When German armies marched into the Soviet-controlled part of Poland in June 1941, they soon scored a series of stunning victories, surrounding and killing or capturing millions of Red Army troops. Here too, shortages of fuel and ammunition quickly affected the German armies as their rapid advance stretched their supply lines to the breaking point. More serious still was the food situation. It was no use commandeering the Ukrainian collective farms if there was no gasoline to run the tractors and combine harvesters. Millions of German troops had to be fed, and more resources still were needed to sustain the civilian population back home, not to mention the foreign workers who were being forced into the country by the millions to boost the labor supply.

The Nazis and the German military decided to deal with this problem through the planned starvation of the native population of the occupied areas of Eastern Europe. At least three and a third million Soviet prisoners of war were deliberately killed in German captivity, allowed to die of starvation, disease, and neglect, or simply shot. Nearly three quarters of a million people perished during the German siege of Leningrad as a deliberate result of the blockade. German plans for the region envisaged the deaths of up to 30 million of its civilian inhabitants over the following years as German settlers were moved in to populate its towns, cities, and manor houses. This was mass murder on a historically unprecedented scale.

One thing that seems clear is that World War II was decided primarily by economic depth and reach. Germany tried to compensate with its blitz tactics, but the largest foe they were able to defeat that way was France. Britain was sufficiently protected by its moat. Germany pushed deep into Russia, but couldn't push deep enough.
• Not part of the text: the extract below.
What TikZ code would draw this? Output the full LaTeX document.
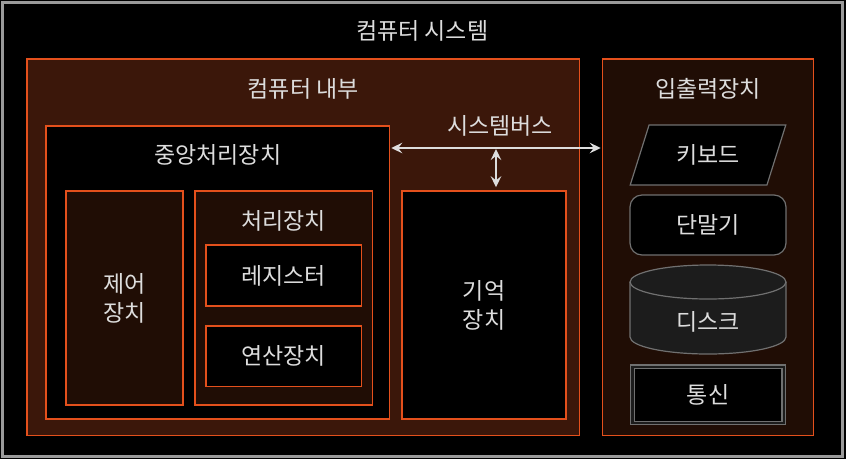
\documentclass[tikz,border=0pt]{standalone}
\usepackage{fontspec}
\setmainfont{Noto Sans CJK KR}
\usetikzlibrary{calc,arrows.meta,shapes.geometric}
\definecolor{orng}{HTML}{E4501C}
\definecolor{brn}{HTML}{3B170A}
\definecolor{dbrn}{HTML}{200D05}
\definecolor{txt}{HTML}{DDDDDD}
\definecolor{frame}{HTML}{9A9A9A}
\definecolor{devgray}{HTML}{707070}
\definecolor{diskgray}{HTML}{1C1C1C}

\begin{document}
\begin{tikzpicture}
[x=1pt, y=-1pt,
 box/.style={draw=orng, line width=1.5pt, inner sep=0pt, text=txt, align=center, font=\fontsize{23}{29}\selectfont},
 ttl/.style={text=txt, inner sep=0pt, font=\fontsize{23}{29}\selectfont},
 dev/.style={draw=devgray, line width=1.2pt, fill=black, inner sep=0pt, text=txt, font=\fontsize{23}{29}\selectfont, minimum width=156pt, minimum height=60pt},
 devline/.style={draw=devgray, line width=1.2pt},
 bus/.style={draw=txt, line width=2.8pt, <->, >={Stealth[length=11pt, width=10.5pt, inset=4pt]}}]
    \fill[black] (0,0) rectangle (846,459);
    \useasboundingbox (0,0) rectangle (846,459);
    % outer frame
    \node[draw=frame, line width=3pt, minimum width=839.5pt, minimum height=454pt] (S) at (422.25,229) {};
    \node[ttl] (St) at ($(S.north)+(0,30)$) {컴퓨터 시스템};
    % computer inside
    \node[box, fill=brn, minimum width=552.5pt, minimum height=376.5pt] (I) at (303.25,247.25) {};
    \node[ttl] (It) at ($(I.north)+(0,31)$) {컴퓨터 내부};
    \node[box, fill=black, minimum width=343.5pt, minimum height=293pt] (C) at (217.75,272.5) {};
    \node[ttl] (Ct) at ($(C.north)+(0,30)$) {중앙처리장치};
    \node[box, fill=dbrn, minimum width=117pt, minimum height=214pt] (CU) at (124.5,298) {제어\\장치};
    \node[box, fill=dbrn, minimum width=177.5pt, minimum height=214pt] (P) at (283.75,298) {};
    \node[ttl] (Pt) at ($(P.north)+(0,31)$) {처리장치};
    \node[box, fill=black, minimum width=155.5pt, minimum height=61pt] (R) at (283.75,275.5) {레지스터};
    \node[box, fill=black, minimum width=155.5pt, minimum height=60.5pt] (A) at (283.75,356.25) {연산장치};
    \node[box, fill=black, minimum width=164pt, minimum height=228pt] (M) at (484,305) {기억\\장치};
    % input / output
    \node[box, fill=dbrn, minimum width=211pt, minimum height=376.5pt] (IO) at (708,247.25) {};
    \node[ttl] (IOt) at ($(IO.north)+(0,31)$) {입출력장치};
    \node[dev, trapezium, trapezium left angle=64, trapezium right angle=116, trapezium stretches=true] (K) at (708,155) {키보드};
    \node[dev, rounded corners=12pt] (T) at (708,225) {단말기};
    \draw[devline, fill=diskgray] (630,282) -- (630,337)
        arc[start angle=180, end angle=360, x radius=78pt, y radius=17pt] -- (786,282)
        arc[start angle=0, end angle=180, x radius=78pt, y radius=17pt] -- cycle;
    \draw[devline] (630,282) arc[start angle=180, end angle=360, x radius=78pt, y radius=17pt];
    \node[ttl] (D) at (708,322) {디스크};
    \node[dev, double=diskgray, double distance=2.5pt, minimum width=151.5pt, minimum height=56.25pt] (TC) at (708,394.9) {통신};
    % system bus
    \coordinate (B) at (496,148);
    \draw[bus, shorten <=1pt, shorten >=1pt] (C.east |- B) -- (IO.west |- B);
    \draw[bus, shorten <=1pt, shorten >=3pt] (B) -- (B |- M.north);
    \node[ttl] (Bt) at ($(B)+(4,-22)$) {시스템버스};
\end{tikzpicture}
\end{document}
Russia was able to move much of its production back to the Urals and Siberia, wear down the onslaught, and turn it back. Japan fared little better against China, even though they had little trouble with colonial regimes in southeast Asia. Neither Germany nor Japan had any chance against the US.

The economic resilience which allowed the US to defend against the Axis powers has only increased since 1945. Aside from the vulnerabilty that all nations fear from nuclear attack -- which the US is uniquely able to deter, assuming that makes a difference -- it is inconceivable that any nation or realistic alliance of nations might threaten the US. It's also increasingly unlikely that anyone would try: WWII took place in an era still drunken with imperialism, but everything since then has shown that empires are unsustainable and not very desirable. As such, the US for its own defense needs no more and probably a good deal less funding than in 1939. Yet we see the opposite: the US spends over 50% of the entire world's military budget. The very fact that no other country considers an arms race with the US shows that what the US spends is almost totally wasted.